FAQs About Michigan Auto Insurance
What Car insurance is required in Michigan?
Michigan requires PIP (personal injury protection), PPI (property protection insurance), bodily injury liability, and property damage liability. This insurance covers you if you are involved in an accident with an out-of-state driver, as well as if you damage anyone’s property or injure another driver. Michigan drivers are required to carry minimum coverage for a no-fault policy, which will pay a maximum of $20,000 for death or injury to a single person in an accident, $40,000 per accident if multiple people are killed or injured, and up to 10,000 for out-of-state property damage.
How much is car insurance in Michigan?
Car insurance is 165% higher than the national average in Michigan, with the average yearly cost running at over $1800. In some areas, such as Detroit, the price of a policy can run over $5,000 per year.

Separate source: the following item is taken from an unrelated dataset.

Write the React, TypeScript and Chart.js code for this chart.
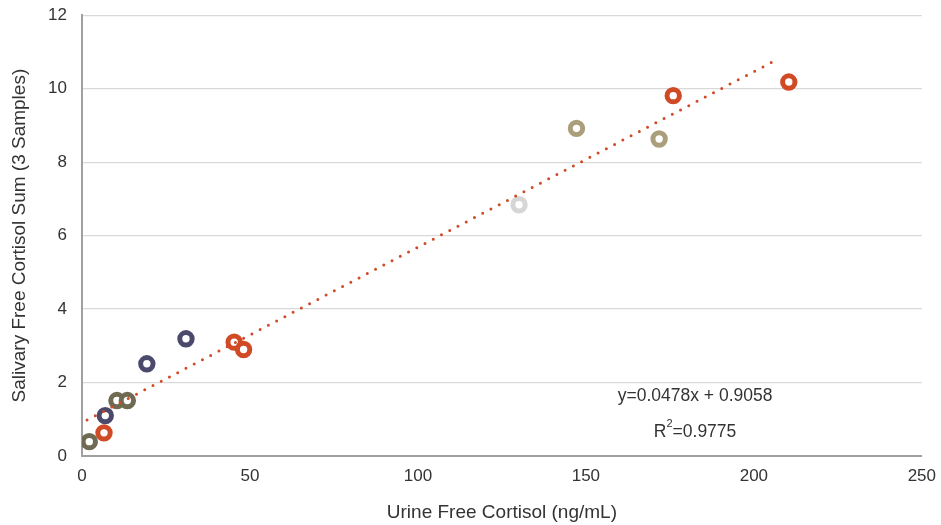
import React, { useEffect, useRef } from "react";
import { Chart, registerables } from "chart.js";

Chart.register(...registerables);

const orangeX = [6.55, 45.3, 48.1, 176.0, 210.4];
const orangeY = [0.63, 3.1, 2.9, 9.81, 10.18];
const navyX = [6.93, 19.3, 30.95];
const navyY = [1.1, 2.51, 3.19];
const oliveX = [2.17, 10.4, 13.5];
const oliveY = [0.39, 1.51, 1.51];
const tanX = [147.2, 171.8];
const tanY = [8.92, 8.63];
const grayX = [130.1];
const grayY = [6.84];
const trendX = [1.5, 206];
const trendY = [0.98, 10.75];

const equationText = "y=0.0478x + 0.9058";
const r2Value = "=0.9775";
const xTitle = "Urine Free Cortisol (ng/mL)";
const yTitle = "Salivary Free Cortisol Sum (3 Samples)";

const FONT = "'Liberation Sans', Arial, sans-serif";

const zip = (xs: number[], ys: number[]) => xs.map((x, i) => ({ x, y: ys[i] }));

const ringDs = (label: string, xs: number[], ys: number[], color: string) => ({
  label,
  type: "scatter" as const,
  data: zip(xs, ys),
  borderColor: color,
  backgroundColor: "#ffffff",
  pointRadius: 6.2,
  pointHoverRadius: 6.2,
  pointBorderWidth: 5,
  showLine: false,
  order: 2,
});

const annotationPlugin = {
  id: "eqAnnot",
  afterDatasetsDraw(chart: any) {
    const { ctx, scales } = chart;
    const cx = scales.x.getPixelForValue(182.5);
    const y1 = scales.y.getPixelForValue(1.62);
    const y2 = scales.y.getPixelForValue(0.65);
    ctx.save();
    ctx.fillStyle = "#333333";
    ctx.textBaseline = "middle";
    ctx.font = `17.5px ${FONT}`;
    ctx.textAlign = "center";
    ctx.fillText(equationText, cx, y1);
    const rW = ctx.measureText("R").width;
    ctx.font = `11px ${FONT}`;
    const sW = ctx.measureText("2").width;
    ctx.font = `17.5px ${FONT}`;
    const restW = ctx.measureText(r2Value).width;
    const total = rW + sW + restW;
    let x = cx - total / 2;
    ctx.textAlign = "left";
    ctx.fillText("R", x, y2);
    x += rW;
    ctx.font = `11px ${FONT}`;
    ctx.fillText("2", x, y2 - 8);
    x += sW;
    ctx.font = `17.5px ${FONT}`;
    ctx.fillText(r2Value, x, y2);
    ctx.restore();
  },
};

export default function App() {
  const ref = useRef<HTMLCanvasElement>(null);

  useEffect(() => {
    document.body.style.margin = "0";
    const canvas = ref.current;
    if (!canvas) return;
    const chart = new Chart(canvas, {
      type: "scatter",
      data: {
        datasets: [
          ringDs("olive", oliveX, oliveY, "#6f6a51"),
          ringDs("navy", navyX, navyY, "#4b4a6d"),
          ringDs("orange", orangeX, orangeY, "#d04a26"),
          ringDs("tan", tanX, tanY, "#ab9f7b"),
          ringDs("gray", grayX, grayY, "#d6d6d6"),
          {
            label: "trend",
            type: "line" as const,
            data: zip(trendX, trendY),
            borderColor: "#d04a26",
            borderWidth: 3,
            borderDash: [0, 9.3],
            borderCapStyle: "round",
            pointRadius: 0,
            fill: false,
            order: 1,
          } as any,
        ],
      },
      options: {
        animation: false,
        responsive: false,
        maintainAspectRatio: false,
        layout: { padding: { top: 5, right: 14, left: 0, bottom: 0 } },
        plugins: {
          legend: { display: false },
          tooltip: { enabled: false },
        },
        scales: {
          x: {
            type: "linear",
            min: 0,
            max: 250,
            afterFit: (s: any) => {
              s.height = 69;
            },
            ticks: {
              stepSize: 50,
              padding: 10,
              color: "#333333",
              font: { family: FONT, size: 17 },
            },
            grid: { display: false, drawTicks: false },
            border: { display: true, color: "#a0a0a0", width: 2 },
            title: {
              display: true,
              text: xTitle,
              color: "#333333",
              font: { family: FONT, size: 19, lineHeight: 1.2 },
              padding: { top: 0, bottom: 1 },
            },
          },
          y: {
            type: "linear",
            min: 0,
            max: 12,
            afterFit: (s: any) => {
              s.width = 82;
            },
            ticks: {
              stepSize: 2,
              padding: 15,
              color: "#333333",
              font: { family: FONT, size: 17 },
            },
            grid: { color: "#d9d9d9", lineWidth: 1.2, drawTicks: false },
            border: { display: true, color: "#a0a0a0", width: 2 },
            title: {
              display: true,
              text: yTitle,
              color: "#333333",
              font: { family: FONT, size: 19, lineHeight: 1.2 },
              padding: { top: 8, bottom: 0 },
            },
          },
        },
      },
      plugins: [annotationPlugin],
    } as any);
    return () => chart.destroy();
  }, []);

  return (
    <div style={{ width: 941, height: 525, overflow: "hidden", background: "#ffffff" }}>
      <canvas
        ref={ref}
        width={946}
        height={535}
        style={{ display: "block", marginTop: -10 }}
      />
    </div>
  );
}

What happens if you drive without car insurance in Michigan?
If you drive without insurance in Michigan, you can be penalized with jail time, stiff fines, license suspension, and the responsibility of paying the other driver’s medical bills and other expenses. You will also lose all of the privileges of no-fault benefits. Additionally, the Secretary of State will not extend your registration until you show proof of proper insurance. If you are found guilty of damages in the case of a lawsuit when you drive uninsured, you are responsible for paying the damages off in full, or you’ll have your license suspended until you’re able to do so.
Does Michigan require full coverage insurance?
Michigan does not require full coverage, but they do require extensive insurance coverage. However, it’s important to note that many dealerships and credit unions require you carry full coverage insurance if you have a loan or lease on your vehicle.
Can you get car insurance without a license in Michigan?
It is possible to obtain insurance without a license in Michigan, but it can be very challenging. Many companies will not insure non-licensed drivers because of the risks involved; however, there are certain carriers that provide non-owner policies. Just expect to pay a bit more, since you’re such a risk to insurers if you don’t have a license. Given the already high cost of Michigan auto insurance, it’s best to simply maintain your license, so you don’t run into a situation in which you are required to seek car insurance without a license.